His father and mother, Dan and Paula Wedig, were originally from the Cincinnati area, but moved to Marietta in 1973. They currently reside in Columbus.
“We lived in Marietta for 29 years, then moved to Columbus in 2002. We had a great time in Marietta,” said Dan.
Geoff is one of six children.
“We’re proud of Geoff and all of his brothers, they’ve all done well,” Dan said, adding that his youngest son, William, also works in the motion picture field as a professional film maker in New York.
Dan said Geoff has always been fascinated by computer graphics.
“We got our first computer in the early 1980s, and he was highly interested in it,” he said.
He said soon after Geoff went to see an animated movie and was extremely impressed because all of the scenes were done with computers.
Geoff was hooked on the world of computer-generated graphics from then on.
Jerry Bedilion was Geoff Wedig’s French and English teacher at Warren High School.
“He certainly was his own person,” Bedilion recalled. “He was very likable and polite, and came from a very close-knit, supportive family.”
Bedilion said Wedig winning of an Academy Award isn’t surprising.
“I expected something great from all those Wedig boys,” he said.
After graduating from Warren High in 1990, Geoff entered Case Western Reserve University in Cleveland, graduating in 1994 with a double degree, a bachelor of science in mathematics and a bachelor of arts in English and creative writing.
“He went to the University of California at Los Angeles where he earned a masters degree in computer science,” Dan said. “Then he came back to Case Western where he worked in the departments of epidemiology and bio statistics for 13 years.”
It was then that Wedig decided to make a significant career change.
“I remember, when I was about 12 or 13, watching one of those ‘behind the scenes’ shows on television about how they made ‘Return of the Jedi,'” Geoff said. “I suddenly realized that there were people who did this for a living and got paid for it.”
His inner 13-year-old was reawakened in 2004 when Geoff told his wife, Kathy, that he wanted to do something different.
He began learning the ropes of computer animation by spending 18 months working on production of a one-and-a-half-minute short film he titled “Invasion From Beyond the Galaxy.”
It took some time as he and Kathy were in the midst of raising three children and Wedig could only work on the project during his few moments of spare time.
But he eventually completed the clip, even adding a musical score.
“I designed it as the trailer for a movie that was never made,” he said. “But it was total computer animation.”

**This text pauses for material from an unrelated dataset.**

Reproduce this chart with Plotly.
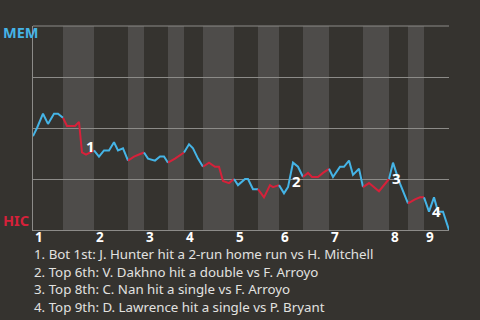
import plotly.graph_objects as go

# Game progress (x) and MEM win probability in % (y)
play_x = [0, 4, 10, 15, 21, 25, 30,
          34, 42, 46, 49, 53, 61,
          66, 71, 76, 81, 85, 90, 95,
          101, 106, 111,
          115, 122, 127, 131, 135,
          142, 151,
          156, 160, 165, 170,
          176, 182, 186, 190, 196, 201,
          205, 212, 215, 220, 225,
          231, 237, 240, 246,
          251, 255, 260, 265, 270,
          275, 279, 285, 290, 296,
          300, 307, 311, 316, 320, 326, 330,
          336, 346, 356,
          360, 366, 375,
          382, 387, 391,
          396, 401, 405, 410, 416]
mem_wp = [46, 50, 57, 52, 57, 57, 55,
          51, 51, 53, 38, 37, 39,
          36, 39, 39, 43, 39, 40, 34,
          36, 37, 38,
          35, 34, 36, 36, 33,
          35, 38,
          42, 40, 35, 31,
          33, 31, 31, 24, 23, 25,
          22, 25, 25, 20, 20,
          16, 22, 21, 22,
          18, 21, 33, 31, 26,
          28, 26, 26, 28, 30,
          26, 31, 31, 34, 27, 30, 21,
          23, 19, 25,
          33, 24, 13,
          15, 16, 16,
          9, 16, 9, 9, 0]

# half-inning boundaries (top, bottom alternating)
half_bounds = [0, 30, 61, 95, 111, 135, 151, 170, 201, 225, 246, 270, 296, 330, 356, 375, 391, 416]
inning_labels = ["1", "2", "3", "4", "5", "6", "7", "8", "9"]

# key events: (x, y, label)
event_x = [53, 260, 360, 401]
event_y = [37, 33, 33, 16]
event_labels = ["1", "2", "3", "4"]
event_xshift = [4, 3, 3, 2]
event_yshift = [9, -18, -15, -14]

notes = [
    "1. Bot 1st: J. Hunter hit a 2-run home run vs H. Mitchell",
    "2. Top 6th: V. Dakhno hit a double vs F. Arroyo",
    "3. Top 8th: C. Nan hit a single vs F. Arroyo",
    "4. Top 9th: D. Lawrence hit a single vs P. Bryant",
]

BG = "#35332f"
BAND = "#4e4c4a"
GRID = "#8c8b88"
BLUE = "#45b4e6"
RED = "#d6213a"

fig = go.Figure()

shapes = []
for i in range(len(half_bounds) - 1):
    x0, x1 = half_bounds[i], half_bounds[i + 1]
    is_bottom = i % 2 == 1
    if is_bottom:
        shapes.append(dict(type="rect", xref="x", yref="paper", x0=x0, x1=x1, y0=0, y1=1,
                           fillcolor=BAND, line_width=0, layer="below"))
    xs = [x for x in play_x if x0 <= x <= x1]
    ys = [y for x, y in zip(play_x, mem_wp) if x0 <= x <= x1]
    fig.add_trace(go.Scatter(x=xs, y=ys, mode="lines",
                             line=dict(color=RED if is_bottom else BLUE, width=2),
                             hoverinfo="skip", showlegend=False))

annotations = []
# inning labels
inning_starts = half_bounds[0:-1:2]
for xs_, lab in zip(inning_starts, inning_labels):
    annotations.append(dict(x=xs_, y=0, xref="x", yref="paper", text=f"<b>{lab}</b>",
                            showarrow=False, xanchor="left", yanchor="middle", yshift=-7,
                            font=dict(family="Noto Sans", size=13.5, color="#ffffff")))
# event labels
for ex, ey, lab, dx, dy in zip(event_x, event_y, event_labels, event_xshift, event_yshift):
    annotations.append(dict(x=ex, y=ey, xref="x", yref="y", text=f"<b>{lab}</b>",
                            showarrow=False, xanchor="center", yanchor="middle",
                            xshift=dx, yshift=dy,
                            font=dict(family="Noto Sans", size=15, color="#ffffff")))
# team labels
annotations.append(dict(x=0, y=1, xref="paper", yref="paper", text="<b>MEM</b>",
                        showarrow=False, xanchor="left", yanchor="middle", xshift=-32, yshift=-6,
                        font=dict(family="Noto Sans", size=14.5, color=BLUE)))
annotations.append(dict(x=0, y=0, xref="paper", yref="paper", text="<b>HIC</b>",
                        showarrow=False, xanchor="left", yanchor="middle", xshift=-32, yshift=10,
                        font=dict(family="Noto Sans", size=14.5, color=RED)))
# notes
for k, t in enumerate(notes):
    annotations.append(dict(x=0, y=0, xref="paper", yref="paper", text=t,
                            showarrow=False, xanchor="left", yanchor="middle",
                            xshift=-1, yshift=-24 - 17.7 * k,
                            font=dict(family="Noto Sans", size=13.3, color="#e2e2e0")))

# top gridline (100 %)
shapes.append(dict(type="line", xref="paper", yref="paper", x0=0, x1=1, y0=1, y1=1,
                   line=dict(color=GRID, width=1), layer="above"))

fig.update_layout(
    width=480, height=320, autosize=False,
    margin=dict(l=33, r=31, t=26, b=90, pad=0),
    paper_bgcolor=BG, plot_bgcolor=BG,
    shapes=shapes, annotations=annotations,
    xaxis=dict(range=[0, 416], showgrid=False, zeroline=False, showticklabels=False,
               showline=True, linecolor=GRID, linewidth=1, fixedrange=True),
    yaxis=dict(range=[0, 100], tickvals=[25, 50, 75], showgrid=True, gridcolor=GRID,
               gridwidth=1, zeroline=False, showticklabels=False,
               showline=True, linecolor=GRID, linewidth=1, fixedrange=True),
)

fig.write_html("out.html", config={"displayModeBar": False})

By 2006 Geoff was sending out resumes, seeking a position with a visual effects company.
“I started working for Digital Domain in 2007 after interviewing with several other companies,” he said, noting Digital Domain brought him on board as a support person, assisting with facial capture technology.
“I was good at that job, so they relied on me,” Geoff said. “When they needed facials for ‘Tron: Legacy,’ I took over on the facial effects.”
The company often brought Geoff in to consult on other projects.
Geoff said he became known as the “mad scientist” who developed new digital effect techniques.
“I would kind of throw things together just to see how they came out,” he said. “And two of those techniques became cornerstones for Digital Domain’s visual effects program.”
Speaking of his Academy Award, Geoff said while it’s great to receive such recognition for the work he and Apostoloff have done, that isn’t the reason they do it.
“I didn’t want anything from this work, I just like doing it,” he said. “It’s a fulfilling job and I enjoy going to work every day. I get to live out my childhood dream, and how many people can say that?”